### Set task
Nothing but the lines from the one containing "Emit a Python" down to the one containing "ax.set_facecolor(bg)", both included, should be echoed, and each exactly as it stands.

### Record set
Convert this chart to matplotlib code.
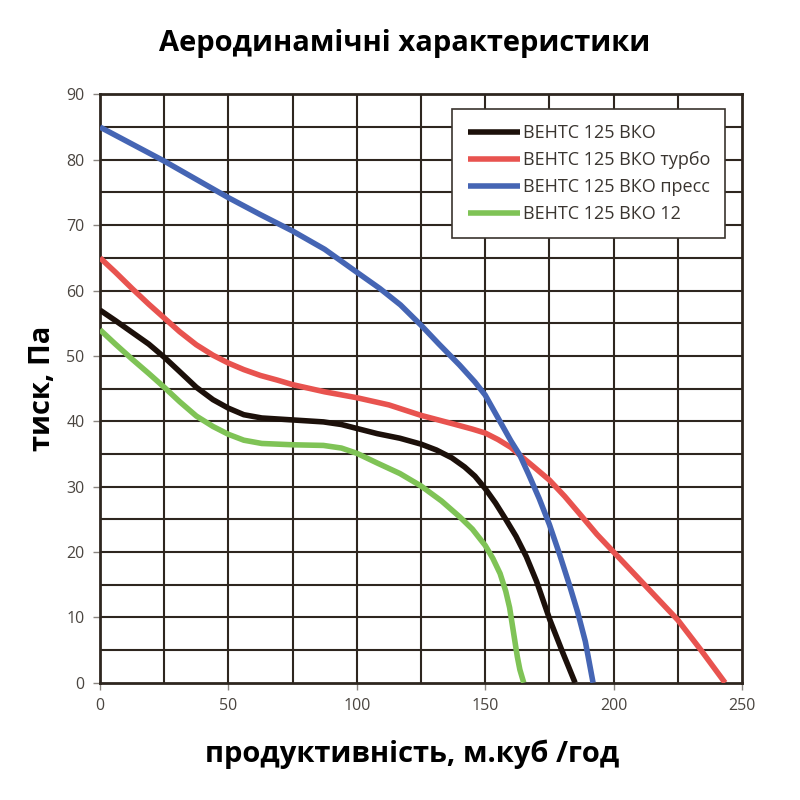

--

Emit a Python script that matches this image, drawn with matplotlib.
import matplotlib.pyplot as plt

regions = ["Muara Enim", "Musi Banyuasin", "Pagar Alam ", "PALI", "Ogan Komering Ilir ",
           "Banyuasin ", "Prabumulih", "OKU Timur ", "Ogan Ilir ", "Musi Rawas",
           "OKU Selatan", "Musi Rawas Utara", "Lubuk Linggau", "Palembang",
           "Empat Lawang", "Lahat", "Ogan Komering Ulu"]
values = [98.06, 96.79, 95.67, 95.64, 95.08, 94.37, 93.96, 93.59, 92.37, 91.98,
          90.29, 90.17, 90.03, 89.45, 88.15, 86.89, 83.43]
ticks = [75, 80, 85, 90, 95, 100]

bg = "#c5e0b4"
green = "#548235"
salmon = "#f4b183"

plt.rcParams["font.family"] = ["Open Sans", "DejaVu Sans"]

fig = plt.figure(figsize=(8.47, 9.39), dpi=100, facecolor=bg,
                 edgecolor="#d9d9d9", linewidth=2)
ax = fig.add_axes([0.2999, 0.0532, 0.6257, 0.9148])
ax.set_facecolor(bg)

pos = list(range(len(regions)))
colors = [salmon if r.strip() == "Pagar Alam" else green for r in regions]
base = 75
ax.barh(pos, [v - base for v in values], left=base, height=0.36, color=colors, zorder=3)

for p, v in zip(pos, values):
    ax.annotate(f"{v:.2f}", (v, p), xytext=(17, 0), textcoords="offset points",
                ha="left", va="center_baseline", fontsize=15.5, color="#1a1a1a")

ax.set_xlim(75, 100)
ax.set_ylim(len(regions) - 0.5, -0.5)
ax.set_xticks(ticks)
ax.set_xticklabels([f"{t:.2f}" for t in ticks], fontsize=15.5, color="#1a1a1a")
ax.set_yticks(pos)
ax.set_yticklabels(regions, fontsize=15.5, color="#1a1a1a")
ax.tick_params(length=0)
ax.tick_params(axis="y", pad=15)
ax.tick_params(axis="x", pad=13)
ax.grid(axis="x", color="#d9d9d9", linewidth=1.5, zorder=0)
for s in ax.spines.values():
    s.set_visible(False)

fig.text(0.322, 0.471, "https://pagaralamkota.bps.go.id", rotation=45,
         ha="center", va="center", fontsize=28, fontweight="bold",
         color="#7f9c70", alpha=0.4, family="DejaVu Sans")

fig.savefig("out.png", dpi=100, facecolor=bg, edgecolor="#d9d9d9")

### Answer to the exercise
Emit a Python script that matches this image, drawn with matplotlib.
import matplotlib.pyplot as plt

regions = ["Muara Enim", "Musi Banyuasin", "Pagar Alam ", "PALI", "Ogan Komering Ilir ",
           "Banyuasin ", "Prabumulih", "OKU Timur ", "Ogan Ilir ", "Musi Rawas",
           "OKU Selatan", "Musi Rawas Utara", "Lubuk Linggau", "Palembang",
           "Empat Lawang", "Lahat", "Ogan Komering Ulu"]
values = [98.06, 96.79, 95.67, 95.64, 95.08, 94.37, 93.96, 93.59, 92.37, 91.98,
          90.29, 90.17, 90.03, 89.45, 88.15, 86.89, 83.43]
ticks = [75, 80, 85, 90, 95, 100]

bg = "#c5e0b4"
green = "#548235"
salmon = "#f4b183"

plt.rcParams["font.family"] = ["Open Sans", "DejaVu Sans"]

fig = plt.figure(figsize=(8.47, 9.39), dpi=100, facecolor=bg,
                 edgecolor="#d9d9d9", linewidth=2)
ax = fig.add_axes([0.2999, 0.0532, 0.6257, 0.9148])
ax.set_facecolor(bg)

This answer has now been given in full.